A partir de ese momento, la suerte de Bobby amengua. No obstante, por mal que estén las cosas, se nota que ya no le queda nada por perder, porque lleva un luto irreparable. Bobby es bien parecido, brillante y tiene ha-bilidades de supervivencia excepcionales, pero parece muerto en vida.

Por alguno de sus amigos, el espléndido criminal John Sheddan, nos enteramos de que han pasado ocho años de la muerte de Alicia, de quien Bobby “estaba enamorado”.

Con una prosa barroca y un estilo prolijo —vertido de modo espléndido por Luis Murillo Fort—, McCarthy ha creado la Gran Novela Americana, pero esta vez no lo hizo desde el siglo XIX, como en Meridiano de sangre, sino desde la resaca de los años represores en Estados Unidos. En muchos sentidos, McCarthy refrenda su carácter de estilista, pero también amplía su propia dimensión intelectual. Tal como señaló Norman Mailer en Un arte espectral, un autor no puede crear personajes más inteligentes que él mismo, y McCarthy acaba de demostrar, al materializar a dos eruditos en física y en matemáticas, que su universo es de los más complejos. La novela comprende además un pasaje donde Bobby va a una plataforma y la precisión del lenguaje refleja un conocimiento puntual de las actividades petroleras.

SI LA LITERATURA tiene la extraña cualidad de delatar a los farsantes, en las disquisiciones de estos personajes hay una veracidad tal que nos transparenta a un McCarthy erudito en Poincaré, en Einstein, en Spengler, en Freud y Schopenhauer.

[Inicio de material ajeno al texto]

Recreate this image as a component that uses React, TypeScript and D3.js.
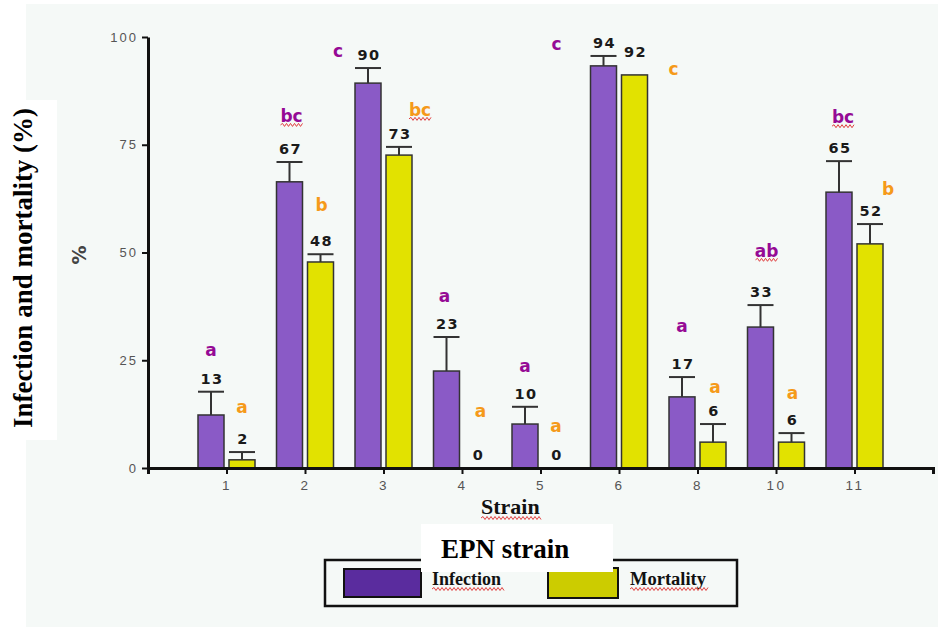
import React, { useEffect, useRef } from "react";
import * as d3 from "d3";

// strains on the x axis
const strains = ["1", "2", "3", "4", "5", "6", "8", "10", "11"];

// bar heights (mean %) and upper error (SE)
const infection = [12.3, 66.4, 89.3, 22.5, 10.2, 93.3, 16.5, 32.7, 64.0];
const infectionErr = [5.4, 4.6, 3.5, 7.9, 4.0, 2.3, 4.6, 5.1, 7.2];
const mortality = [1.9, 47.8, 72.6, 0, 0, 91.2, 6.0, 6.0, 52.0];
const mortalityErr = [1.8, 1.8, 1.9, 0, 0, 0, 4.2, 2.1, 4.6];

// printed value labels
const infectionLabels = ["13", "67", "90", "23", "10", "94", "17", "33", "65"];
const mortalityLabels = ["2", "48", "73", "0", "0", "92", "6", "6", "52"];

// significance letters and the % level they sit at
const infectionLetters = ["a", "bc", "c", "a", "a", "c", "a", "ab", "bc"];
const infectionLetterAt = [26, 80.3, 95.4, 38.5, 22.3, 97, 31.6, 49, 80];
const mortalityLetters = ["a", "b", "bc", "a", "a", "c", "a", "a", "b"];
const mortalityLetterAt = [12.8, 59.6, 81.7, 11.8, 8.4, 91.2, 17.4, 16, 63.3];

const yTicks = [0, 25, 50, 75, 100];

// layout nudges for letters (px from bar centre)
const infLetterDx = [0, 2, -30, -2, 0, -47, 0, 6, 4];
const morLetterDx = [0, 1, 21, 3, 0, 39, 2, 1, 18];

const W = 938;
const H = 627;
const barW = 26;
const gap = 2.5;

const PURPLE = "#8a5ac6";
const YELLOW = "#e2e200";
const LETTER_P = "#950a95";
const LETTER_O = "#f59a1a";

const wave = (x0: number, x1: number, y: number) => {
  let d = `M${x0},${y}`;
  let up = true;
  for (let x = x0 + 2; x <= x1; x += 2) {
    d += ` L${x},${y + (up ? -1.5 : 1.5)}`;
    up = !up;
  }
  return d;
};

export default function App() {
  const xAxisRef = useRef<SVGGElement>(null);
  const yAxisRef = useRef<SVGGElement>(null);

  const x = d3.scalePoint().domain(strains).range([148, 933]).padding(1);
  const y = d3.scaleLinear().domain([0, 100]).range([468, 37]);

  useEffect(() => {
    const yAxis = d3.select(yAxisRef.current);
    yAxis.selectAll("*").remove();
    yAxis.call(d3.axisLeft(y).tickValues(yTicks).tickSize(6).tickSizeOuter(0).tickPadding(4));
    yAxis.select(".domain").attr("stroke", "#111").attr("stroke-width", 3);
    yAxis.selectAll(".tick line").attr("stroke", "#111").attr("stroke-width", 2);
    yAxis
      .selectAll(".tick text")
      .attr("fill", "#555")
      .style("font-family", "'Liberation Sans', Arial, sans-serif")
      .style("font-size", "13px")
      .style("letter-spacing", "2px");

    const xAxis = d3.select(xAxisRef.current);
    xAxis.selectAll("*").remove();
    xAxis.call(d3.axisBottom(x).tickSize(6).tickSizeOuter(6).tickPadding(6));
    xAxis.select(".domain").attr("stroke", "#111").attr("stroke-width", 3);
    xAxis.selectAll(".tick line").attr("stroke", "#111").attr("stroke-width", 2);
    xAxis
      .selectAll(".tick text")
      .attr("fill", "#555")
      .style("font-family", "'Liberation Sans', Arial, sans-serif")
      .style("font-size", "13.5px")
      .style("letter-spacing", "2.5px");
  }, []);

  const bars = (
    values: number[],
    errs: number[],
    labels: string[],
    side: number,
    fill: string
  ) =>
    strains.map((s, i) => {
      const cx = (x(s) as number) + side * (gap + barW / 2);
      const top = y(values[i]);
      const errTop = y(values[i] + errs[i]);
      const nudge = side > 0 && s === "6" ? -10 : 0;
      return (
        <g key={s + side}>
          {values[i] > 0 && (
            <rect
              x={cx - barW / 2}
              y={top}
              width={barW}
              height={y(0) - top}
              fill={fill}
              stroke="#333"
              strokeWidth={1.5}
            />
          )}
          {errs[i] > 0 && (
            <g stroke="#333" strokeWidth={2}>
              <line x1={cx} x2={cx} y1={top} y2={errTop} />
              <line x1={cx - barW / 2} x2={cx + barW / 2} y1={errTop} y2={errTop} />
            </g>
          )}
          <text
            x={cx + 1}
            y={errTop - 8 + nudge}
            textAnchor="middle"
            fontFamily="'DejaVu Sans', sans-serif"
            fontWeight="bold"
            fontSize={14.5}
            letterSpacing={1.5}
            fill="#1a1a1a"
          >
            {labels[i]}
          </text>
        </g>
      );
    });

  const letters = (
    ls: string[],
    at: number[],
    dx: number[],
    side: number,
    color: string
  ) =>
    strains.map((s, i) => {
      const cx = (x(s) as number) + side * (gap + barW / 2) + dx[i];
      const yy = y(at[i]);
      const w = ls[i].length * 11;
      return (
        <g key={"l" + s + side}>
          <text
            x={cx}
            y={yy}
            textAnchor="middle"
            fontFamily="'DejaVu Sans', sans-serif"
            fontWeight="bold"
            fontSize={17}
            fill={color}
          >
            {ls[i]}
          </text>
          {ls[i].length > 1 && (
            <path d={wave(cx - w / 2, cx + w / 2, yy + 3)} fill="none" stroke="#e04040" strokeWidth={1} />
          )}
        </g>
      );
    });

  return (
    <svg
      width={W}
      height={H}
      style={{ position: "absolute", left: 0, top: 0, background: "#fff" }}
    >
      <rect x={26} y={4} width={W - 26} height={H - 4} fill="#f5f9f7" />

      {bars(infection, infectionErr, infectionLabels, -1, PURPLE)}
      {bars(mortality, mortalityErr, mortalityLabels, 1, YELLOW)}
      {letters(infectionLetters, infectionLetterAt, infLetterDx, -1, LETTER_P)}
      {letters(mortalityLetters, mortalityLetterAt, morLetterDx, 1, LETTER_O)}

      <g ref={yAxisRef} transform="translate(148,0)" />
      <g ref={xAxisRef} transform={`translate(0,${y(0)})`} />

      {/* inner axis titles */}
      <text
        transform="translate(86,255) rotate(-90)"
        textAnchor="middle"
        fontFamily="'DejaVu Sans', sans-serif"
        fontWeight="bold"
        fontSize={19}
        fill="#444"
      >
        %
      </text>
      <text
        x={481}
        y={514}
        fontFamily="'Liberation Serif', 'Times New Roman', serif"
        fontWeight="bold"
        fontSize={22}
        fill="#111"
      >
        Strain
      </text>
      <path d={wave(481, 541, 518)} fill="none" stroke="#e04040" strokeWidth={1} />

      {/* outer y title */}
      <rect x={0} y={100} width={57} height={340} fill="#fff" />
      <text
        transform="translate(32,268) rotate(-90)"
        textAnchor="middle"
        fontFamily="'Liberation Serif', 'Times New Roman', serif"
        fontWeight="bold"
        fontSize={27}
        fill="#000"
      >
        Infection and mortality (%)
      </text>

      {/* legend */}
      <rect x={325} y={560} width={412} height={46} fill="none" stroke="#111" strokeWidth={2.5} />
      <rect x={344} y={569} width={77} height={28} fill="#5a2c9e" stroke="#111" strokeWidth={2} />
      <text
        x={432}
        y={585}
        fontFamily="'Liberation Serif', 'Times New Roman', serif"
        fontWeight="bold"
        fontSize={18}
        fill="#111"
      >
        Infection
      </text>
      <path d={wave(432, 504, 589)} fill="none" stroke="#e04040" strokeWidth={1} />
      <rect x={548} y={568} width={70} height={30} fill="#cccc00" stroke="#111" strokeWidth={2} />
      <text
        x={630}
        y={585}
        fontFamily="'Liberation Serif', 'Times New Roman', serif"
        fontWeight="bold"
        fontSize={18.5}
        fill="#111"
      >
        Mortality
      </text>
      <path d={wave(630, 709, 589)} fill="none" stroke="#e04040" strokeWidth={1} />

      <rect x={421} y={524} width={192} height={48} fill="#fff" />
      <text
        x={441}
        y={558}
        fontFamily="'Liberation Serif', 'Times New Roman', serif"
        fontWeight="bold"
        fontSize={27}
        fill="#000"
      >
        EPN strain
      </text>
    </svg>
  );
}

Alejado de quien se mete en temas que no domina, McCarthy ha hecho la Gran Novela Americana a partir de sus hitos contemporáneos. En El pasajero tiene lugar una disquisición sobre la bomba de hidrógeno y una perspicaz teoría del asesinato de John F. Kennedy, que pone en duda la autoría de Lee Harvey Oswald:

Kennedy fue asesinado por un potente rifle de caza. Casi seguro uno del calibre 30-06 pero podría ser que hubiera sido algo más bestia aún como un Winchester 270 o incluso un Holland and Holland calibre 300 Magnum. En cualquier caso un rifle con el doble de velocidad de salida que el Carcano y no hablemos ya de la energía. Incluso puede que fuera un calibre 223, que es munición de la OTAN. La bala era de punta hueca. Es lo que llaman un proyectil frangible. Y prácticamente se habría desintegrado. Las balas que disparó Oswald eran sólidas, envueltas en camisa de acero templado (p. 383).

También indaga en el único tema del que nadie sabe nada con certeza, es decir, la muerte:

El transcurrir del tiempo es irrevocablemente el transcurrir de uno mismo, así de simple. Y luego la nada. Supongo que debería ser un consuelo comprender que uno no puede estar muerto eternamente porque no hay eternidad en la que estarlo (p. 279).

La ambición de McCarthy en este binomio demuestra que los años colocarán El pasajero entre las novelas que dan cuenta del Proyecto Manhattan, los Kennedy, el FBI y su siniestra forma de actuar, sin dejar de ser una obra estilística y personal.

Por su parte, Stella Maris presenta a Alicia y su tratamiento psicológico en 1972. Ella es una matemática y violinista cultísima. Y, a la manera de un anillo de Möbius, Stella Maris podría completar las incógnitas con las que vivirá Bobby, ¿pero lo hará realmente?

Tal como sucede en la vida, de la cual nunca llegamos a tener toda la verdad, en la segunda parte la historia se estría incesantemente, a la manera de un rizoma. Si en Todos los hermosos caballos habíamos visto el relato de la anciana que fue novia de Gustavo A. Madero, o en La Frontera uno de los momentos más trágicos que podamos leer cuando Billy mata a la loba cargada que ha cuidado durante semanas, en El pasajero presenciamos el peregrinaje de los últimos dos seres vivos que quedan en la faz de la Tierra.